WALHI: Kebakaran Hutan Bukan Sebuah Force Majeur
Berita

WALHI: Kebakaran Hutan Bukan Sebuah Force Majeur

Kebakaran justru banyak terjadi di Hutan Tanaman Industri dan Sawit.

HRS
Bacaan 2 Menit
WALHI: Kebakaran Hutan Bukan Sebuah Force Majeur
Hukumonline

Wahana Lingkungan Hidup Indonesia (WALHI) menyatakan bahwa kebakaran hutan bukanlah sebuah force majeur, melainkan sebuah kelalaian sehingga pemerintah harus bertanggung jawab.

Ini adalah salah satu argumen yang digunakan WALHI dalam gugatan yang diajukan terhadap Presiden Susilo Bambang Yudhoyono dan sejumlah pejabat negara di daerah di Pengadilan Negeri Jakarta Pusat. “Kebakarannya terjadi terus menerus dan tidak ada upaya antisipasinya,” tutur Kuasa Hukum Walhi Munhur Satyahaprabu kepada hukumonline, Rabu (20/11).

Munhur mengutarakan kebakaran hutan di Indonesia sudah berulangkali terjadi. Ia membuka data bahwa kebakaran hutan atau lahan terbesar pertama di Indonesia terjadi antara 1982-1983. Setelah itu, kebakaran yang terjadi pada 1997-1998 yang terjadi di 23 provinsi yang saat itu ada 27 Propinsi di Indonesia. 

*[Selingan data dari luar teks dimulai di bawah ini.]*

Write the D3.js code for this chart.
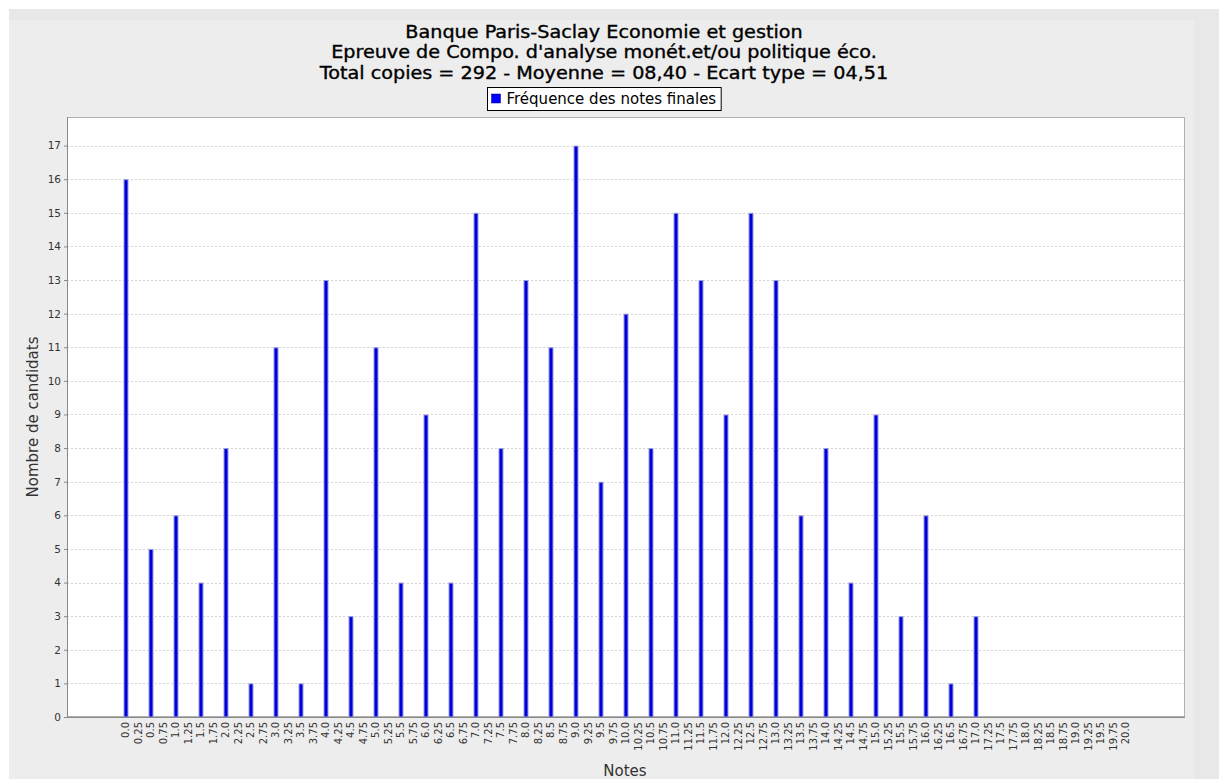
<!DOCTYPE html>
<html><head><meta charset="utf-8">
<script src="https://cdn.jsdelivr.net/npm/d3@7"></script>
<style>
html,body{margin:0;padding:0;background:#fff;}
svg{display:block;font-family:"DejaVu Sans",sans-serif;}
</style></head>
<body><svg id="c" width="1219" height="779"></svg>
<script>
const titleLines = [
  "Banque Paris-Saclay Economie et gestion",
  "Epreuve de Compo. d'analyse monét.et/ou politique éco.",
  "Total copies = 292 - Moyenne = 08,40 -  Ecart type = 04,51"
];
const seriesName = "Fréquence des notes finales";
const xLabel = "Notes";
const yLabel = "Nombre de candidats";
const categories = ["0.0","0.25","0.5","0.75","1.0","1.25","1.5","1.75","2.0","2.25","2.5","2.75","3.0","3.25","3.5","3.75","4.0","4.25","4.5","4.75","5.0","5.25","5.5","5.75","6.0","6.25","6.5","6.75","7.0","7.25","7.5","7.75","8.0","8.25","8.5","8.75","9.0","9.25","9.5","9.75","10.0","10.25","10.5","10.75","11.0","11.25","11.5","11.75","12.0","12.25","12.5","12.75","13.0","13.25","13.5","13.75","14.0","14.25","14.5","14.75","15.0","15.25","15.5","15.75","16.0","16.25","16.5","16.75","17.0","17.25","17.5","17.75","18.0","18.25","18.5","18.75","19.0","19.25","19.5","19.75","20.0"];
const values = [16,0,5,0,6,0,4,0,8,0,1,0,11,0,1,0,13,0,3,0,11,0,4,0,9,0,4,0,15,0,8,0,13,0,11,0,17,0,7,0,12,0,8,0,15,0,13,0,9,0,15,0,13,0,6,0,8,0,4,0,9,0,3,0,6,0,1,0,3,0,0,0,0,0,0,0,0,0,0,0,0];
const yTicks = [0,1,2,3,4,5,6,7,8,9,10,11,12,13,14,15,16,17];

const svg = d3.select("#c");
const W = 1219, H = 779;
svg.append("rect").attr("width",W).attr("height",H).attr("fill","#ffffff");
svg.append("rect").attr("x",9).attr("y",9).attr("width",W-9).attr("height",H-9).attr("fill","#e8e8e8");
svg.append("rect").attr("x",9).attr("y",20).attr("width",1185).attr("height",H-20).attr("fill","#ededed");

const plot = {left:67, right:1185, top:117, bottom:717};

// titles: measure natural width at 19.2px, render at 17.4px stretched to that width
titleLines.forEach((t,i)=>{
  const tmp = svg.append("text").attr("font-size",19.2).text(t);
  const wNat = tmp.node().getComputedTextLength();
  tmp.remove();
  svg.append("text").attr("x",604).attr("y",37.5+i*20.5).attr("text-anchor","middle")
    .attr("font-size",17.4).attr("textLength",wNat).attr("lengthAdjust","spacingAndGlyphs")
    .attr("stroke","#000").attr("stroke-width",0.35).attr("fill","#000").text(t);
});

// legend
const lg = svg.append("g");
const legText = lg.append("text").attr("y",104).attr("font-size",15).attr("fill","#000").text(seriesName);
const lw = legText.node().getComputedTextLength();
const boxW = lw + 24, boxX = Math.round(604 - boxW/2) + 0.5;
legText.attr("x", boxX + 19);
lg.insert("rect","text").attr("x",boxX).attr("y",87.5).attr("width",boxW).attr("height",23).attr("fill","#fff").attr("stroke","#000");
lg.append("rect").attr("x",boxX+4).attr("y",94).attr("width",9).attr("height",9).attr("fill","#0000ff").attr("stroke","#000080").attr("stroke-width",0.5);

// plot bg
svg.append("rect").attr("x",plot.left).attr("y",plot.top).attr("width",plot.right-plot.left).attr("height",plot.bottom-plot.top).attr("fill","#fff");

const y = d3.scaleLinear().domain([0,17*1.05]).range([plot.bottom,plot.top]);
const x = d3.scaleBand().domain(categories).range([plot.left,plot.right]).paddingInner(0.6).paddingOuter(4.52);

// gridlines
svg.append("g").selectAll("line").data(yTicks.filter(d=>d>0)).join("line")
  .attr("x1",plot.left).attr("x2",plot.right)
  .attr("y1",d=>Math.round(y(d))+0.5).attr("y2",d=>Math.round(y(d))+0.5)
  .attr("stroke","#d4d4d4").attr("stroke-dasharray","2,2").attr("stroke-width",1);

svg.append("rect").attr("x",plot.left+0.5).attr("y",plot.top+0.5).attr("width",plot.right-plot.left-1).attr("height",plot.bottom-plot.top-1)
  .attr("fill","none").attr("stroke","#b0b0b0");

// bars
svg.append("g").selectAll("rect").data(categories.map((c,i)=>({c,v:values[i]})).filter(d=>d.v>0)).join("rect")
  .attr("x",d=>x(d.c)+0.5).attr("width",x.bandwidth()-1)
  .attr("y",d=>y(d.v)+0.5).attr("height",d=>y(0)-y(d.v)-0.5)
  .attr("fill","#0000dd").attr("stroke","#9a9ae0").attr("stroke-width",1);

// y axis
const ya = svg.append("g").attr("transform",`translate(${plot.left},0)`)
  .call(d3.axisLeft(y).tickValues(yTicks).tickSize(3).tickPadding(3).tickFormat(d3.format("d")));
ya.select(".domain").attr("stroke","#888").attr("d",`M0.5,${plot.top}V${plot.bottom}`);
ya.selectAll(".tick line").attr("stroke","#888");
ya.selectAll(".tick text").attr("font-family","DejaVu Sans").attr("font-size",10.5).attr("fill","#333");

// x axis
const xa = svg.append("g").attr("transform",`translate(0,${plot.bottom})`)
  .call(d3.axisBottom(x).tickSize(0).tickPadding(0));
xa.select(".domain").attr("stroke","#888").attr("d",`M${plot.left},0.5H${plot.right}`);
xa.selectAll(".tick text").attr("font-family","DejaVu Sans").attr("font-size",10).attr("fill","#333")
  .attr("transform","rotate(-90)").attr("text-anchor","end").attr("dy","0.32em").attr("x",-5).attr("y",0);

// axis labels
svg.append("text").attr("x",625).attr("y",776).attr("text-anchor","middle").attr("font-size",15).attr("fill","#333").text(xLabel);
svg.append("text").attr("transform",`translate(38,${(plot.top+plot.bottom)/2}) rotate(-90)`).attr("text-anchor","middle")
  .attr("font-size",15).attr("fill","#333").text(yLabel);
</script></body></html>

Lalu, kebakaran hutan kembali terjadi pada 2006-2013 di Riau dan Jambi. Akibat kebakaran hutan ini, kerugian yang diderita negara untuk Sumatera saja mencapai kerugian AS$ 7,8 miliar dan wilayah Pulau Kalimantan AS$ 5,8 miliar.

Melihat fenomena mudahnya hutan Indonesia terbakar, lanjut Munhur, Walhi menilai ada kelalaian yang dilakukan para penguasa. Para penguasa dinilaiterkesan sangat lamban dalam menyelesaikan persoalan kebakaran hutan Indonesia. Bahkan, pemerintah menerbitkan kebijakan-kebijakan yang justru mendukung mudahnya hutan Indonesia terbakar.

Salah satu kebijakannya adalah menjadikan hutan primer sebagai Hutan Tanaman Industri (HTI). Dengan alasan mencegah terjadi kekurangan kayu yang dapat membahayakan industri kehutanan, ekspor, dan devisa, dicanangkan suatu program penanaman kayu besar-besaran yang disebut dengan Proyek HTI. Target Rencana Pembangunan Lima Tahun (Repelita) V adalah membangun 6 juta hektar HTI. Akibatnya, penebangan hutan secara besar-besaran terjadi.

WALHI menilai proyek HTIini sebagai kebijakan yang keliru. Munhur mencatat 80% kebakaran hutan ditemukan di lokasi kebun kelapa sawit dan HTI. Begitu juga dengan kebakaran yang terjadi di Provinsi Riau pada 2013 lalu.  Data hotspot periode Januari-Mei 2013 menunjukkan jumlah hotspot yang tertangkap satelit NOAA 18, sebanyak 968 titik api. Dari jumlah itu, sebanyak 174 titik di antaranya berada di area perkebunan. Kebakaran tersebut terjadi di kawasan gambut yang dalamnya lebih dari 3 meter dan berada di wilayah kawasan korporasi baik dari wilayah HTI maupun dari wilayah Perkebunan Sawit.